Even if you consider yourself a cannabis connoisseur, you may have never heard of a marijuana-infused drink called bhang. It's a spicy concoction that has been consumed across the Indian subcontinent for thousands of years, but the important role it plays in these cultures makes it much more than simply an intoxicating drink.
Bhang is made by infusing the flowers, leaves, and stems of cannabis plants into a dairy product, like a yogurt or milk, and mixing in herbs, spices, honey, nuts and other ingredients, depending on one's recipe. Throughout southeast Asia, you can find the different variations of the bhang drink (or sometimes a yogurt or gelatin solid) that locals make such as jalebis, kulfis, thandai, and pakora.

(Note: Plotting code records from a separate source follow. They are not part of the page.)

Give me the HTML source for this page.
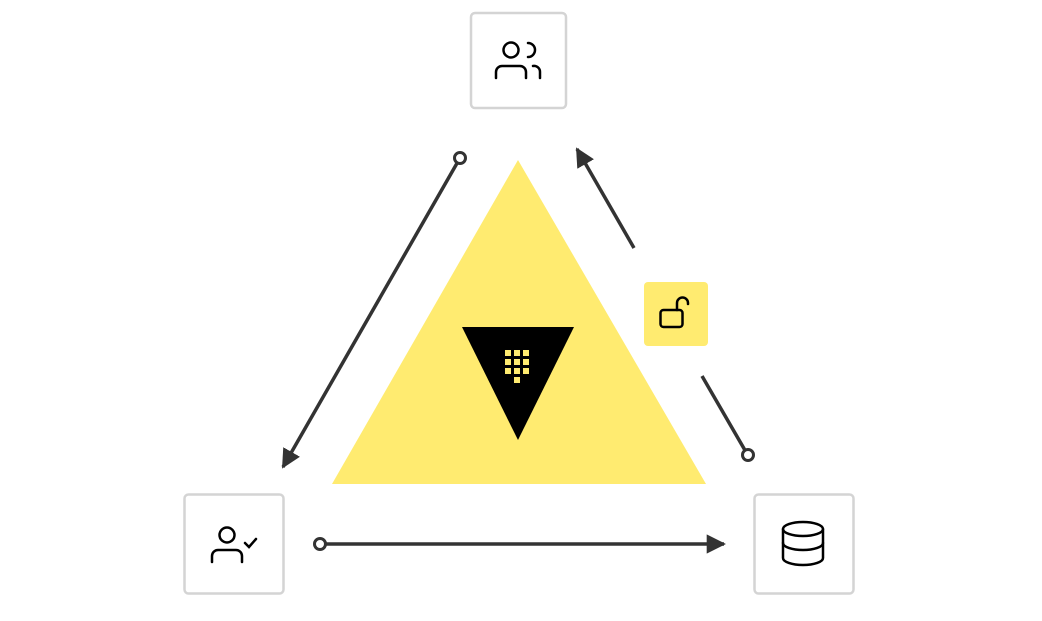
<!DOCTYPE html>
<html><head><style>html,body{margin:0;padding:0;background:#fff}</style></head>
<body>
<svg width="1042" height="616" viewBox="0 0 1042 616" xmlns="http://www.w3.org/2000/svg">
<defs>
<marker id="ah" viewBox="0 0 10 10" refX="9" refY="5" markerWidth="5.5" markerHeight="5.5" markerUnits="strokeWidth" orient="auto"><path d="M0,0 L10,5 L0,10 z" fill="#333"/></marker>
</defs>
<polygon points="518,160 332,484 706,484" fill="#ffeb70"/>
<polygon points="462,327 574,327 518,440" fill="#000"/>
<g fill="#ffeb70">
<rect x="505" y="350" width="6" height="6"/><rect x="514" y="350" width="6" height="6"/><rect x="523" y="350" width="6" height="6"/>
<rect x="505" y="359" width="6" height="6"/><rect x="514" y="359" width="6" height="6"/><rect x="523" y="359" width="6" height="6"/>
<rect x="505" y="368" width="6" height="6"/><rect x="514" y="368" width="6" height="6"/><rect x="523" y="368" width="6" height="6"/>
<rect x="514" y="377" width="6" height="6"/>
</g>
<g fill="#fff" stroke="#d4d4d4" stroke-width="2.5">
<rect x="471" y="13" width="95" height="95" rx="4"/>
<rect x="184.5" y="494.5" width="99" height="99" rx="4"/>
<rect x="754.5" y="494.5" width="99" height="99" rx="4"/>
</g>
<rect x="644" y="282" width="64" height="64" rx="4" fill="#ffeb70"/>
<g fill="none" stroke="#000" stroke-width="2.5" stroke-linecap="round">
<rect x="660.5" y="310" width="22" height="17" rx="3"/>
<path d="M677,310 V303 a5.5,5.5 0 0 1 11,0 V304"/>
<circle cx="511" cy="50" r="7.5"/>
<path d="M496,78 V72 a6,6 0 0 1 6,-6 h18 a6,6 0 0 1 6,6 V78"/>
<path d="M528,43 a7,7 0 0 1 0,14"/>
<path d="M533,66 a6,6 0 0 1 7,6 V78"/>
<circle cx="227" cy="535" r="7.5"/>
<path d="M212,562 V556 a6,6 0 0 1 6,-6 h18 a6,6 0 0 1 6,6 V562"/>
<path d="M245,543 l4,4 l7,-8"/>
<ellipse cx="803" cy="529" rx="20" ry="7"/>
<path d="M783,529 V558 a20,7 0 0 0 40,0 V529"/>
<path d="M783,543 a20,7 0 0 0 40,0"/>
</g>
<g stroke="#333" stroke-width="3.5" fill="none">
<line x1="460" y1="158" x2="283" y2="467" marker-end="url(#ah)"/>
<line x1="634" y1="248" x2="577" y2="149" marker-end="url(#ah)"/>
<line x1="702" y1="376" x2="746" y2="452"/>
<line x1="320" y1="544" x2="724" y2="544" marker-end="url(#ah)"/>
</g>
<g fill="#fff" stroke="#333" stroke-width="3">
<circle cx="460" cy="158" r="5.5"/>
<circle cx="748" cy="455" r="5.5"/>
<circle cx="320" cy="544" r="5.5"/>
</g>
</svg>
</body></html>
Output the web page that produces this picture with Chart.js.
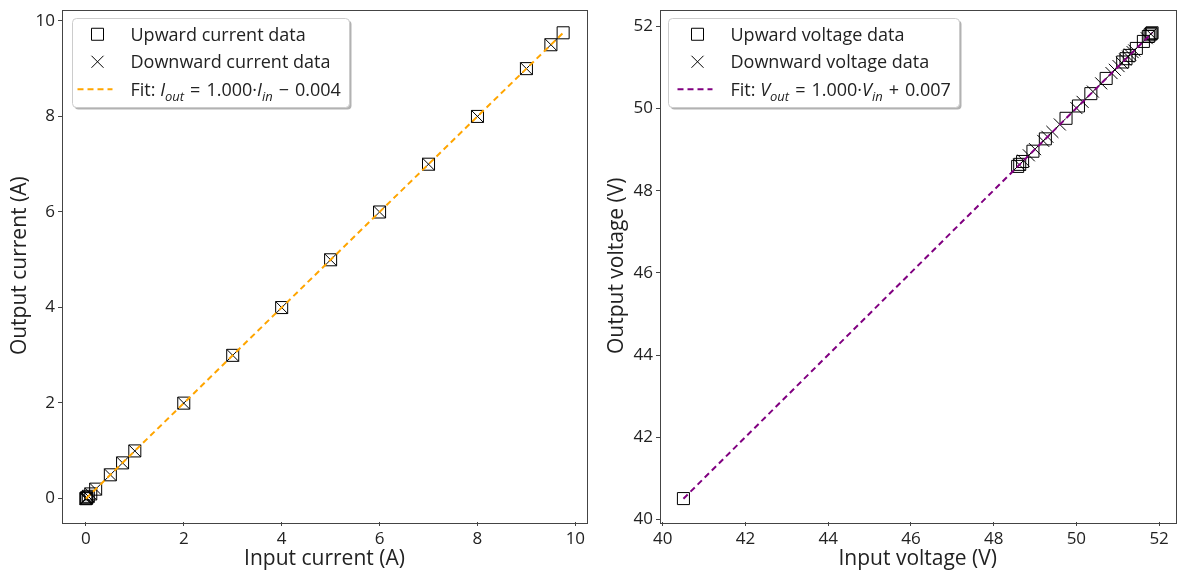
<!DOCTYPE html>
<html>
<head>
<meta charset="utf-8">
<script src="https://cdn.jsdelivr.net/npm/chart.js@4.4.1/dist/chart.umd.min.js"></script>
<style>
  html, body { margin: 0; padding: 0; background: #fff; }
  #wrap { position: relative; width: 1185px; height: 576px; overflow: hidden; }
  #currentChart { position: absolute; left: 0; top: 0; }
  #voltageChart { position: absolute; left: 597px; top: 0; }
</style>
</head>
<body>
<div id="wrap">
  <canvas id="currentChart" width="600" height="576"></canvas>
  <canvas id="voltageChart" width="588" height="576"></canvas>
</div>
<script>
// ---- values ----
var currentUpIn    = [0, 0.01, 0.02, 0.05, 0.1, 0.2, 0.5, 0.75, 1, 2, 3, 4, 5, 6, 7, 8, 9, 9.5, 9.75];
var currentUpOut   = [-0.004, 0.006, 0.016, 0.046, 0.096, 0.196, 0.496, 0.746, 0.996, 1.996, 2.996, 3.996, 4.996, 5.996, 6.996, 7.996, 8.996, 9.496, 9.746];
var currentDownIn  = [9.5, 9, 8, 7, 6, 5, 4, 3, 2, 1, 0.75, 0.5, 0.2, 0.1, 0.05, 0.02, 0.01, 0];
var currentDownOut = [9.496, 8.996, 7.996, 6.996, 5.996, 4.996, 3.996, 2.996, 1.996, 0.996, 0.746, 0.496, 0.196, 0.096, 0.046, 0.016, 0.006, -0.004];
var currentFitIn   = [0, 9.75];
var currentFitOut  = [-0.004, 9.746];

var voltageUpIn    = [40.5, 48.58, 48.63, 48.7, 48.95, 49.25, 49.75, 50.05, 50.35, 50.72, 51.12, 51.2, 51.28, 51.45, 51.62, 51.74, 51.78, 51.81, 51.83];
var voltageUpOut   = [40.51, 48.59, 48.64, 48.71, 48.96, 49.26, 49.76, 50.06, 50.36, 50.73, 51.13, 51.21, 51.29, 51.46, 51.63, 51.75, 51.79, 51.82, 51.84];
var voltageDownIn  = [51.8, 51.7, 51.4, 51.36, 51.3, 51.25, 51.18, 51.1, 51.02, 50.93, 50.85, 50.6, 50.4, 50.15, 50.0, 49.6, 49.42, 49.3, 49.2, 49.0, 48.85, 48.72, 48.62];
var voltageDownOut = [51.81, 51.71, 51.41, 51.37, 51.31, 51.26, 51.19, 51.11, 51.03, 50.94, 50.86, 50.61, 50.41, 50.16, 50.01, 49.61, 49.43, 49.31, 49.21, 49.01, 48.86, 48.73, 48.63];
var voltageFitIn   = [40.5, 51.83];
var voltageFitOut  = [40.507, 51.837];

var currentTicks = [0, 2, 4, 6, 8, 10];
var voltageTicks = [40, 42, 44, 46, 48, 50, 52];

var FONT = '"Open Sans", "DejaVu Sans", sans-serif';
var TEXT = '#222';
var FRAME = '#444';

function pairs(xs, ys) {
  return xs.map(function(x, i) { return { x: x, y: ys[i] }; });
}

// matplotlib-like 5% margins around the data
function limits(lists) {
  var all = [].concat.apply([], lists);
  var lo = Math.min.apply(null, all), hi = Math.max.apply(null, all);
  var pad = (hi - lo) * 0.05;
  return { min: lo - pad, max: hi + pad };
}

// split "Fit: $I_{out} = ...$" into styled pieces (math spaces a bit wider)
function parseRich(label) {
  var segs = [];
  label.split('$').forEach(function(p, i) {
    if (i % 2 === 0) { if (p) segs.push({ t: p }); return; }
    var re = /_\{([^}]*)\}|[A-Za-z]+|[^A-Za-z_]+/g, m;
    while ((m = re.exec(p))) {
      if (m[1] !== undefined) segs.push({ t: m[1], it: true, sub: true });
      else if (/^[A-Za-z]/.test(m[0])) segs.push({ t: m[0], it: true });
      else segs.push({ t: m[0].replace(/ /g, '\u2004') });
    }
  });
  return segs;
}

function segFont(s, size) {
  return (s.it ? 'italic ' : '') + (s.sub ? Math.round(size * 0.7) : size) + 'px ' + FONT;
}

function richText(ctx, label, x, y, size, draw) {
  var w = 0;
  parseRich(label).forEach(function(s) {
    ctx.font = segFont(s, size);
    if (draw) ctx.fillText(s.t, x + w, y + (s.sub ? size * 0.28 : 0));
    w += ctx.measureText(s.t).width;
  });
  return w;
}

function roundRect(ctx, x, y, w, h, r) {
  ctx.beginPath();
  ctx.moveTo(x + r, y);
  ctx.arcTo(x + w, y, x + w, y + h, r);
  ctx.arcTo(x + w, y + h, x, y + h, r);
  ctx.arcTo(x, y + h, x, y, r);
  ctx.arcTo(x, y, x + w, y, r);
  ctx.closePath();
}

// full box frame + legend box inside the plot (top left)
var frameAndLegend = {
  id: 'frameAndLegend',
  afterDraw: function(chart, args, o) {
    var ctx = chart.ctx, a = chart.chartArea;
    ctx.save();
    ctx.strokeStyle = FRAME;
    ctx.lineWidth = 1;
    ctx.strokeRect(Math.round(a.left) + 0.5, Math.round(a.top) + 0.5,
                   Math.round(a.right - a.left), Math.round(a.bottom - a.top));

    var items = chart.data.datasets;
    var x0 = Math.round(a.left + o.x) + 0.5, y0 = Math.round(a.top + o.y) + 0.5;
    var maxW = 0;
    items.forEach(function(ds) { maxW = Math.max(maxW, richText(ctx, ds.label, 0, 0, o.size, false)); });
    var w = Math.round(o.textX + maxW + o.padRight), h = Math.round(o.rowH * items.length + 6);

    roundRect(ctx, x0 + 2, y0 + 2, w, h, 4);
    ctx.fillStyle = 'rgba(0,0,0,0.3)';
    ctx.fill();
    roundRect(ctx, x0, y0, w, h, 4);
    ctx.fillStyle = '#fff';
    ctx.fill();
    ctx.strokeStyle = '#cccccc';
    ctx.stroke();

    items.forEach(function(ds, i) {
      var cy = y0 + 2 + o.rowH * (i + 0.5);
      var mx = x0 + o.markerX;
      ctx.strokeStyle = ds.borderColor;
      if (ds.showLine) {
        ctx.lineWidth = ds.borderWidth;
        ctx.setLineDash(ds.borderDash);
        ctx.beginPath();
        ctx.moveTo(mx - 20, cy);
        ctx.lineTo(mx + 15, cy);
        ctx.stroke();
        ctx.setLineDash([]);
      } else {
        ctx.lineWidth = 1;
        ctx.strokeStyle = ds.pointBorderColor;
        var s = 6;
        ctx.beginPath();
        if (ds.pointStyle === 'rect') {
          ctx.rect(mx - s, cy - s, 2 * s, 2 * s);
        } else {
          ctx.moveTo(mx - s, cy - s); ctx.lineTo(mx + s, cy + s);
          ctx.moveTo(mx - s, cy + s); ctx.lineTo(mx + s, cy - s);
        }
        ctx.stroke();
      }
      ctx.fillStyle = TEXT;
      ctx.textBaseline = 'alphabetic';
      ctx.textAlign = 'left';
      richText(ctx, ds.label, x0 + o.textX, cy + o.size * 0.36, o.size, true);
    });
    ctx.restore();
  }
};

function axis(lim, ticks, title, horizontal, size) {
  return {
    type: 'linear',
    min: lim.min,
    max: lim.max,
    afterBuildTicks: function(s) { s.ticks = ticks.map(function(v) { return { value: v }; }); },
    afterFit: function(s) {
      if (horizontal) { s.height = size; s.paddingLeft = 0; s.paddingRight = 0; }
      else { s.width = size; s.paddingTop = 0; s.paddingBottom = 0; }
    },
    grid: { display: true, drawOnChartArea: false, drawTicks: true, tickLength: 4, color: FRAME },
    border: { display: false },
    ticks: { color: TEXT, font: { family: FONT, size: 17 }, padding: 3, maxRotation: 0, autoSkip: false },
    title: {
      display: true, text: title, color: TEXT,
      font: { family: FONT, size: 21 },
      padding: horizontal ? { top: 0, bottom: 4 } : { top: 7, bottom: 0 }
    }
  };
}

function makeChart(id, d) {
  var xl = limits([d.upIn, d.downIn, d.fitIn]);
  var yl = limits([d.upOut, d.downOut, d.fitOut]);
  return new Chart(document.getElementById(id).getContext('2d'), {
    type: 'scatter',
    data: {
      datasets: [{
        label: d.upLabel,
        data: pairs(d.upIn, d.upOut),
        pointStyle: 'rect', pointRadius: 8.5, pointHoverRadius: 8.5,
        pointBorderColor: '#000', pointBackgroundColor: 'rgba(0,0,0,0)', pointBorderWidth: 1,
        borderColor: '#000', showLine: false, order: 2
      }, {
        label: d.downLabel,
        data: pairs(d.downIn, d.downOut),
        pointStyle: 'crossRot', pointRadius: 8.5, pointHoverRadius: 8.5,
        pointBorderColor: '#000', pointBorderWidth: 1,
        borderColor: '#000', showLine: false, order: 1
      }, {
        label: d.fitLabel,
        data: pairs(d.fitIn, d.fitOut),
        showLine: true, pointRadius: 0, borderColor: d.fitColor, borderWidth: 2,
        borderDash: [6, 4], fill: false, order: 0
      }]
    },
    options: {
      responsive: false,
      animation: false,
      devicePixelRatio: 1,
      layout: { padding: { left: 0, right: d.padRight, top: 6, bottom: 0 } },
      scales: {
        x: axis(xl, d.ticks, d.xTitle, true, 54),
        y: axis(yl, d.ticks, d.yTitle, false, d.yWidth)
      },
      plugins: {
        legend: { display: false },
        tooltip: { enabled: false },
        frameAndLegend: d.legend
      }
    },
    plugins: [frameAndLegend]
  });
}

makeChart('currentChart', {
  upIn: currentUpIn, upOut: currentUpOut,
  downIn: currentDownIn, downOut: currentDownOut,
  fitIn: currentFitIn, fitOut: currentFitOut,
  ticks: currentTicks,
  upLabel: 'Upward current data',
  downLabel: 'Downward current data',
  fitLabel: 'Fit: $I_{out} = 1.000·I_{in} − 0.004$',
  fitColor: '#FFA500',
  xTitle: 'Input current (A)', yTitle: 'Output current (A)',
  padRight: 13, yWidth: 62,
  legend: { x: 10, y: 8, size: 18, rowH: 27.5, markerX: 25, textX: 58, padRight: 9 }
});

makeChart('voltageChart', {
  upIn: voltageUpIn, upOut: voltageUpOut,
  downIn: voltageDownIn, downOut: voltageDownOut,
  fitIn: voltageFitIn, fitOut: voltageFitOut,
  ticks: voltageTicks,
  upLabel: 'Upward voltage data',
  downLabel: 'Downward voltage data',
  fitLabel: 'Fit: $V_{out} = 1.000·V_{in} + 0.007$',
  fitColor: '#800080',
  xTitle: 'Input voltage (V)', yTitle: 'Output voltage (V)',
  padRight: 3, yWidth: 63,
  legend: { x: 8, y: 8, size: 18, rowH: 27.5, markerX: 29, textX: 62, padRight: 9 }
});
</script>
</body>
</html>
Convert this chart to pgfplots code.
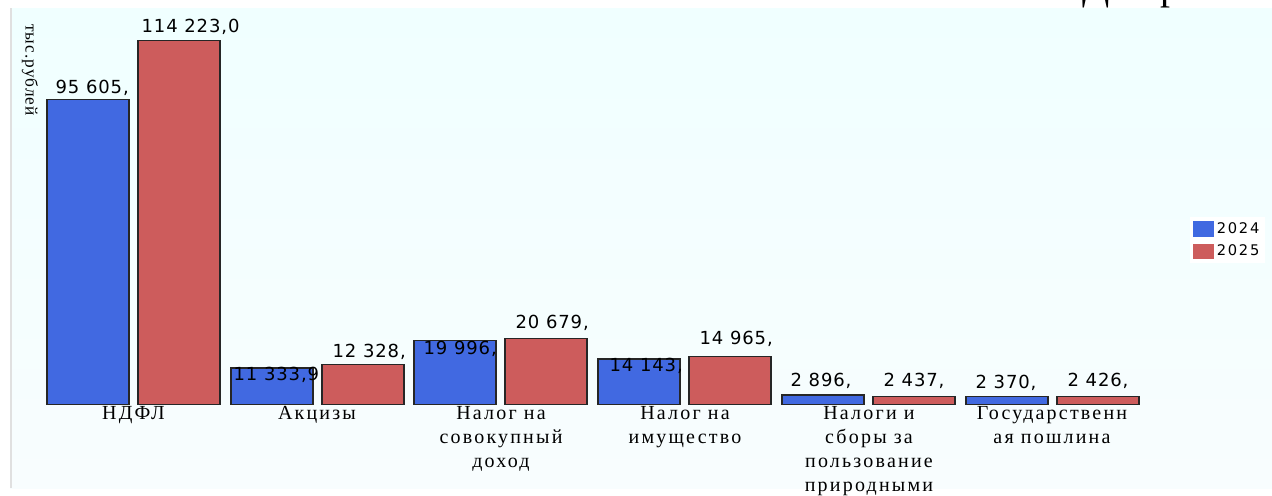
\documentclass[border=0pt]{standalone}
\usepackage{fontspec}
\setmainfont{Liberation Serif}
\newfontfamily\valfont[LetterSpace=5]{DejaVu Sans}
\newfontfamily\legfont[LetterSpace=12]{DejaVu Sans}
\newfontfamily\catfont[LetterSpace=11]{Liberation Serif}
\newfontfamily\ylfont[LetterSpace=6]{Liberation Serif}
\usepackage{pgfplots}
\usepackage{pgfplotstable}
\pgfplotsset{compat=1.18}
\definecolor{cblue}{RGB}{65,105,225}
\definecolor{cred}{RGB}{205,92,92}
\definecolor{bgtop}{RGB}{240,255,255}
\definecolor{bgbot}{RGB}{248,253,254}

\pgfplotstableread[col sep=semicolon]{
x;y;lab;dx;dy
88;95605.0;95 605,;-33;12
272;11333.9;11 333,9;-39;-7
455;19996.0;19 996,;-32;-8
639;14143.0;14 143,;-30;-7
823;2896.0;2 896,;-33;14
1007;2370.0;2 370,;-32;14
}\bluedata

\pgfplotstableread[col sep=semicolon]{
x;y;lab;dx;dy
179;114223.0;114 223,0;-38;13
363;12328.0;12 328,;-31;13
546;20679.0;20 679,;-31;15
730;14965.0;14 965,;-31;18
914;2437.0;2 437,;-31;16
1098;2426.0;2 426,;-31;16
}\reddata

\begin{document}
\begin{tikzpicture}
\begin{scope}[x=0.75pt,y=-0.75pt,yshift=303pt]
\path[use as bounding box] (0,0) rectangle (1272,488);
\fill[white] (0,0) rectangle (1272,488);
\shade[top color=bgtop, bottom color=bgbot] (10,8) rectangle (1272,488);
\draw[black!12, line width=1.2pt] (11,8) -- (11,488);
\node[rotate=-90, font=\ylfont\fontsize{13}{14}\selectfont] at (30,70) {тыс.рублей};
\node[anchor=base west, inner sep=0pt, font=\fontsize{30}{30}\selectfont] at (1082,-1) {Д};
\node[anchor=base west, inner sep=0pt, font=\fontsize{30}{30}\selectfont] at (1160,-1) {р};
\end{scope}
\begin{axis}[
  at={(0,0)}, anchor=south west,
  scale only axis, width=954pt, height=303pt,
  xmin=0, xmax=1272, ymin=0, ymax=126775.6,
  clip=false,
  axis line style={draw=none},
  ytick=\empty,
  xtick={133.5,317,501,685,869,1052},
  xticklabels={{НДФЛ},{Акцизы},{Налог на\\совокупный\\доход},{Налог на\\имущество},{Налоги и\\сборы за\\пользование\\природными},{Государственн\\ая пошлина}},
  major tick length=0pt,
  xticklabel style={font=\catfont\fontsize{15}{18}\selectfont, align=center, inner sep=0pt, yshift=-1.5pt},
  ybar,
  bar width=61.5pt,
  point meta=explicit symbolic,
  nodes near coords,
  nodes near coords style={font=\valfont\fontsize{13.5}{15}\selectfont, anchor=west, inner sep=0pt, xshift=\dx*0.75pt, yshift=\dy*0.75pt},
  legend style={at={(0.9355,0.406)}, anchor=west, draw=none, fill=white, font=\legfont\fontsize{11}{12}\selectfont, inner sep=2pt, row sep=3pt, /tikz/every even column/.style={column sep=5pt}},
  legend cell align=left,
]
\addplot[fill=cblue, draw=black!85, line width=0.9pt, bar shift=0pt,
  visualization depends on={\thisrow{dx}\as\dx},
  visualization depends on={\thisrow{dy}\as\dy},
  legend image code/.code={\fill[cblue] (0pt,-5.25pt) rectangle (15pt,5.25pt);}]
  table[x=x, y=y, meta=lab]{\bluedata};
\addplot[fill=cred, draw=black!85, line width=0.9pt, bar shift=0pt,
  visualization depends on={\thisrow{dx}\as\dx},
  visualization depends on={\thisrow{dy}\as\dy},
  legend image code/.code={\fill[cred] (0pt,-5.25pt) rectangle (15pt,5.25pt);}]
  table[x=x, y=y, meta=lab]{\reddata};
\legend{2024,2025}
\end{axis}
\end{tikzpicture}
\end{document}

According to the Hindu religion, cannabis is so loved by Shiva, principal deity of transformation, that he is known as the “Lord of Bhang” by his followers. His devotees follow his example of using bhang to calm the mind for meditation, purify the body, and cleanse the soul of sins, especially during the festivals Holi (Festival of Colors), Janmashtami (Birth of Krishna), and Maha Shivaratri (The Great Night of Shiva). It is considered holy to use bhang to facilitate communication with the divine, but foolish and sinful to consume it mindlessly.
Cannabis is listed in the Atharva Veda (a sacred text that dates back to 2000 to 1400 B.C.) as one of five sacred plants and it states that bhang is a beneficial herb that frees us of anxiety and brings peaceful sleep. It has been called a “liberator” and “source of happiness” and has been used to treat depression, increase libido, and ready warriors for battle. Bhang has also been administered as a cure for several ailments including fever, malaria, dysentery, rheumatism, sunstroke, and poor digestion.
So important is cannabis and bhang throughout the Indian subcontinent that its complete prohibition is impossible, a fact recognized more than a century ago by colonial British doctors who produced the Indian Hemp Drugs Commission Report of 1894. This seven-volume report was based on a study that concluded any major outlawing of cannabis would cause “widespread suffering and annoyance” because of its long-standing role in social, moral, and spiritual practices. In this part of the world, the government regulates the sale of bhang and its consumption is decriminalized in some areas.